• _WHAT YOU ARE ASKED TO DO_:
Return all lines in the material below that contain "matplotlib".

** start **

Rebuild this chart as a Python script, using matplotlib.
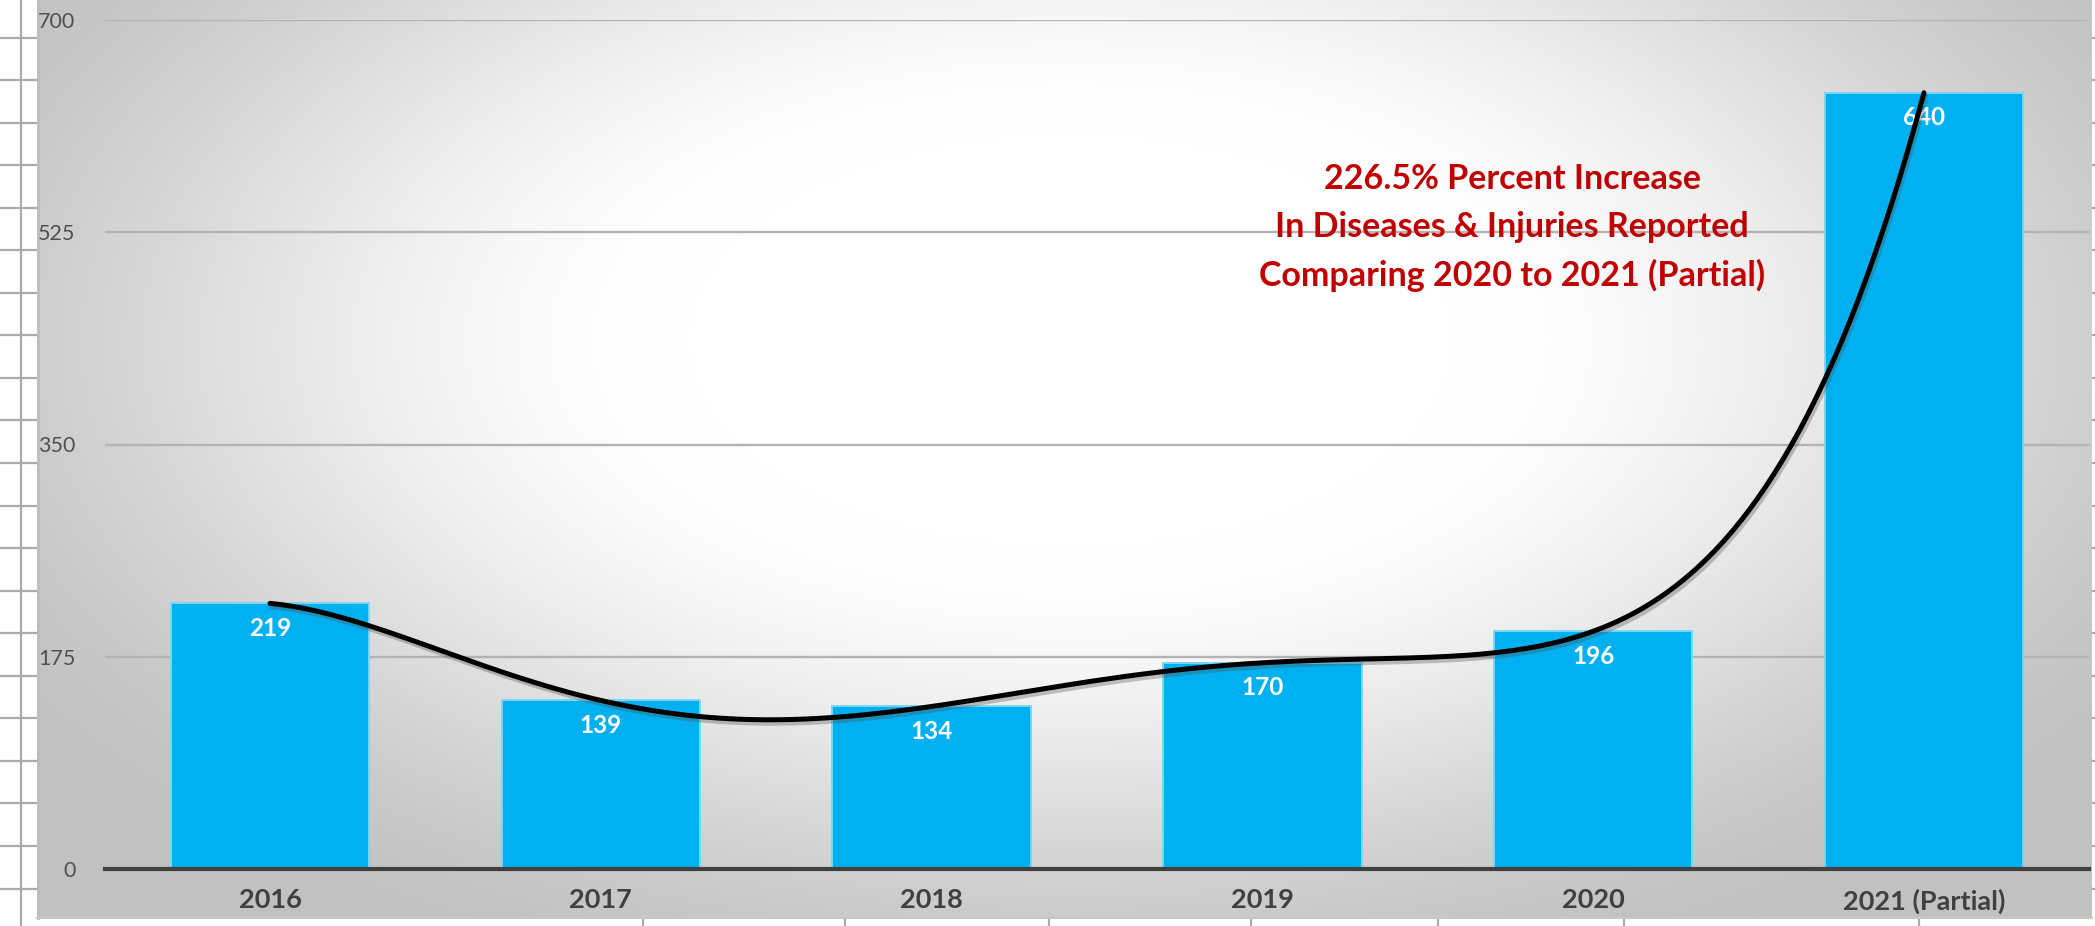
import matplotlib
matplotlib.use("Agg")
import matplotlib.pyplot as plt
import matplotlib.patheffects as pe
import numpy as np

# data
years = ['2016', '2017', '2018', '2019', '2020', '2021 (Partial)']
reported = [219, 139, 134, 170, 196, 640]
y_ticks = [0, 175, 350, 525, 700]
note = "226.5% Percent Increase\nIn Diseases & Injuries Reported\nComparing 2020 to 2021 (Partial)"

W, H = 2095, 926
plt.rcParams['font.family'] = ['Lato', 'DejaVu Sans']

fig = plt.figure(figsize=(W / 100, H / 100), dpi=100)
fig.patch.set_facecolor('white')

# spreadsheet behind the chart + gradient chart area, in pixel coords
bg = fig.add_axes([0, 0, 1, 1])
bg.set_xlim(0, W)
bg.set_ylim(H, 0)
bg.axis('off')

cx0, cx1, cy0, cy1 = 37, 2092, 0, 918
xx, yy = np.meshgrid(np.arange(cx0, cx1), np.arange(cy0, cy1))
d = np.sqrt(((xx - 1070) / 1150.0) ** 2 + ((yy - 340) / 620.0) ** 2)
t = np.clip((d - 0.33) / 0.8, 0, 1)
t = t * t * (3 - 2 * t)
shade = 1 - 0.24 * t
img = np.dstack([shade, shade, shade])
bg.imshow(img, extent=(cx0, cx1, cy1, cy0), aspect='auto', zorder=1)
bg.plot([cx0 + 1, cx0 + 1], [0, cy1], color='#bdbdbd', lw=2, zorder=2)
bg.plot([cx0, cx1], [cy1, cy1], color='#c8c8c8', lw=1.5, zorder=2)

grid_c = '#ababab'
rows = np.arange(37.5, H, 42.55)
for r in rows:
    bg.plot([0, cx0], [r, r], color=grid_c, lw=1.6, zorder=0)
    bg.plot([cx1, W], [r, r], color=grid_c, lw=1.6, zorder=0)
bg.plot([21, 21], [0, H], color=grid_c, lw=1.6, zorder=0)
for c in [643, 845, 1049, 1251, 1438, 1624, 1919]:
    bg.plot([c, c], [cy1, H], color=grid_c, lw=1.6, zorder=0)

# main chart
left, right = 104.6, 2089.4
top, bottom = 20, 869
ax = fig.add_axes([left / W, 1 - bottom / H, (right - left) / W, (bottom - top) / H])
ax.set_facecolor('none')
x = np.arange(len(years))
ax.bar(x, reported, width=0.6, color='#00b0f0', edgecolor='#7fd4f6', linewidth=1.4, zorder=2)
ax.set_xlim(-0.5, len(years) - 0.5)
ax.set_ylim(0, 700)

ax.set_yticks(y_ticks)
ax.set_yticklabels([str(v) for v in y_ticks])
ax.grid(axis='y', color='#b3b3b3', linewidth=1.7, zorder=0)
ax.set_axisbelow(True)
for s in ['top', 'left', 'right']:
    ax.spines[s].set_visible(False)
ax.spines['bottom'].set_color('#404040')
ax.spines['bottom'].set_linewidth(3)
ax.spines['bottom'].set_zorder(3)

ax.set_xticks(x)
ax.set_xticklabels(years, fontsize=19.5, fontweight='bold', color='#404040')
ax.tick_params(axis='x', length=0, pad=14)
ax.tick_params(axis='y', length=0, pad=21, labelsize=15.5, labelcolor='#505050')

for i, v in enumerate(reported):
    ax.annotate(str(v), (i, v), xytext=(0, -18), textcoords='offset points',
                ha='center', va='center', color='white', fontsize=17.5, fontweight='bold', zorder=4)

# 5th order trendline through the yearly counts
coef = np.polyfit(x, reported, 5)
xs = np.linspace(0, len(years) - 1, 400)
ax.plot(xs, np.polyval(coef, xs), color='black', lw=3.6, solid_capstyle='round', zorder=5,
        path_effects=[pe.SimpleLineShadow(offset=(1.5, -2.5), shadow_color='#555555', alpha=0.35),
                      pe.Normal()])

ax.text(3.755, 529, note, ha='center', va='center', color='#c00000', fontsize=24.5,
        fontweight='bold', linespacing=1.6, zorder=6)

fig.savefig('out.png', dpi=100)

** end **

• _SOLVED EXERCISE_:
Rebuild this chart as a Python script, using matplotlib.
import matplotlib
matplotlib.use("Agg")
import matplotlib.pyplot as plt
import matplotlib.patheffects as pe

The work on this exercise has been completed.